Devíamos morar num olhar
Devíamos morar num olhar. Não deveríamos querer outra coisa senão morar num encontro íntimo que nos preenchesse por completo. Este deveria ser o nosso propósito: vivermos num olhar que nos aceita, que nos chama a sermos mais e fazermos disso a nossa verdadeira casa.
Devíamos morar num olhar. Num olhar que desvenda toda a nossa narrativa e que dispensa de qualquer legenda. Sabermo-nos amados, porque olhados. Olhados profundamente sem que o mistério seja resolvido, sem que a nossa história seja julgada. Olhados para que assim sejamos tocados.

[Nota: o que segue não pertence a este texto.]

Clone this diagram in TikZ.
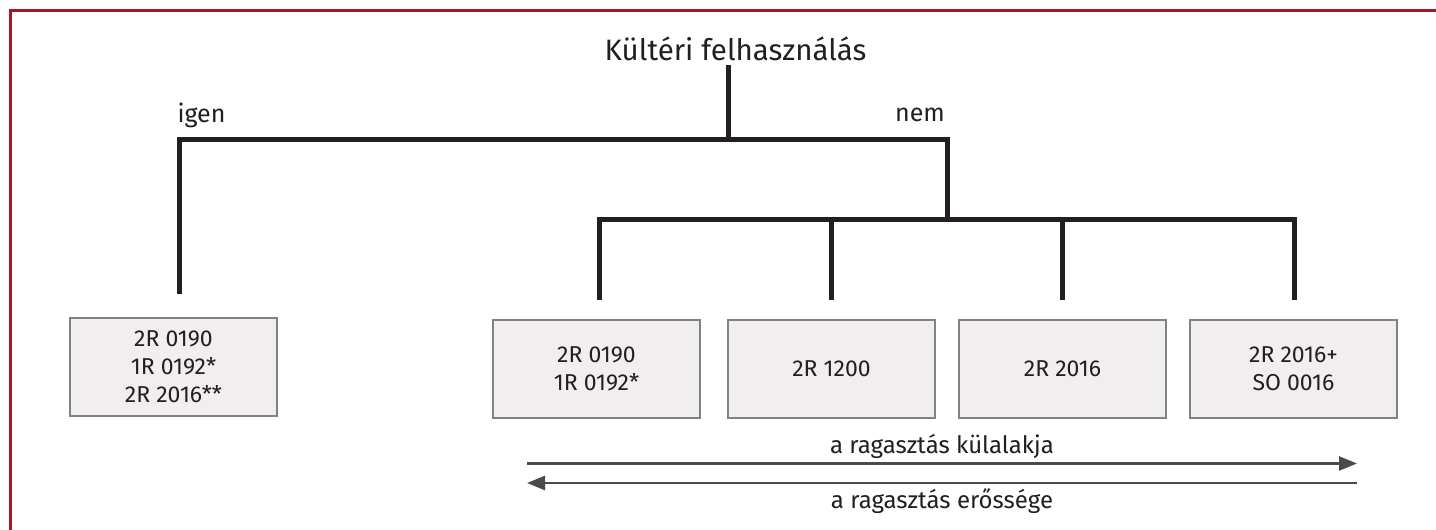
\documentclass[tikz,border=0pt]{standalone}
\usepackage{fontspec}
\setmainfont{Fira Sans}
\usetikzlibrary{arrows.meta}
\definecolor{frame}{HTML}{A3192B}
\definecolor{ink}{HTML}{231F20}
\definecolor{boxfill}{HTML}{F0EEEF}
\definecolor{boxline}{HTML}{828282}
\definecolor{arrowc}{HTML}{4A4A4A}
\tikzset{
  tree/.style={draw=ink, line width=5pt, line join=miter, line cap=butt},
  leaf/.style={draw=boxline, line width=2pt, fill=boxfill, minimum width=207pt, minimum height=98pt,
    align=center, text=ink, inner sep=0pt, font=\fontsize{23}{28}\selectfont},
  lbl/.style={text=ink, inner sep=0pt, anchor=base},
  scalearrow/.style={draw=arrowc, line width=2.5pt, -{Triangle[length=18pt,width=14pt]}}
}
\begin{document}
\begin{tikzpicture}[x=1pt,y=-1pt]
\useasboundingbox (0,0) rectangle (1436,530);
\fill[white] (0,0) rectangle (1436,530);
% frame
\draw[frame, line width=3pt] (10.5,530) -- (10.5,10) -- (1436,10);

% texts
\node[lbl, font=\fontsize{29.5}{34}\selectfont] (title) at (735.5,60) {Kültéri felhasználás};
\node[lbl, font=\fontsize{25}{28}\selectfont] (igen) at (201.5,122) {igen};
\node[lbl, font=\fontsize{25}{28}\selectfont] (nem) at (920,121) {nem};

% boxes
\node[leaf] (b0) at (173.5,366.5) {2R 0190\\1R 0192*\\2R 2016**};
\node[leaf] (b1) at (596.5,369) {2R 0190\\1R 0192*};
\node[leaf] (b2) at (831.5,369) {2R 1200};
\node[leaf] (b3) at (1062.5,369) {2R 2016};
\node[leaf] (b4) at (1293.5,369) {2R 2016+\\SO 0016};

% tree coordinates
\coordinate (t0) at (728,65);
\coordinate (j0) at (728,139.5);
\coordinate (jl) at (179,139.5);
\coordinate (jr) at (947,139.5);
\coordinate (k0) at (947,219.5);
\coordinate (e0) at (179,294);
\coordinate (e1) at (599,300);
\coordinate (e2) at (831,300);
\coordinate (e3) at (1062,300);
\coordinate (e4) at (1294,300);

\draw[tree] (t0) -- (j0);
\draw[tree] (e0) -- (jl) -- (jr) -- (k0);
\draw[tree] (e1) |- (k0) -| (e4);
\draw[tree] (e2 |- k0) -- (e2);
\draw[tree] (e3 |- k0) -- (e3);

% scale arrows
\coordinate (aL1) at (527,463.5);
\coordinate (aR1) at (1357,463.5);
\coordinate (aL2) at (527,483);
\coordinate (aR2) at (1357,483);
\draw[scalearrow] (aL1) -- (aR1);
\draw[scalearrow] (aR2) -- (aL2);
\node[lbl, font=\fontsize{24}{28}\selectfont] (look) at (942,453) {a ragasztás külalakja};
\node[lbl, font=\fontsize{24}{28}\selectfont] (strength) at (942,508) {a ragasztás erőssége};
\end{tikzpicture}
\end{document}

Devíamos morar num olhar. Num olhar que nos aconchega com promessas de uma vida cheia de esperanças. Num vislumbrar que nos permita acreditar que há muito mais para além daquilo que vemos ou contemplamos. É ali naquele encontro face a face que o silêncio vai descrevendo tudo aquilo somos. É ali, no alinhamento dos nossos passos mal andados, que aceitamos e resolvemos o nosso passado.
Devíamos morar num olhar. Onde mais podemos deixar o peso de existir? Onde mais permitiremos que a nossa alma dance? Onde mais buscaremos a plenitude do que somos? Onde mais podemos encontrar a vida?
Devíamos morar num olhar. E, assim, deixarmo-nos elevar até ao céu. Até ao nosso céu. Até ao céu de quem se encontra connosco. Devíamos morar num olhar e deixar que tudo em nós fosse renovado. Assim, revigorados com a alegria de podermos ser. Mais autênticos e verdadeiros. Eternamente alegres e consolados por nos sabermos acolhidos no mesmo céu.
Devíamos morar num olhar que nos permita recomeçar com uma força ferida, que é semeada de hospitalidade e de cura autêntica. Devíamos morar num olhar e assim jamais nos perdermos de vista.
Hoje, antes de te refugiares, pergunta-te sinceramente: quantos olhares te acolheram?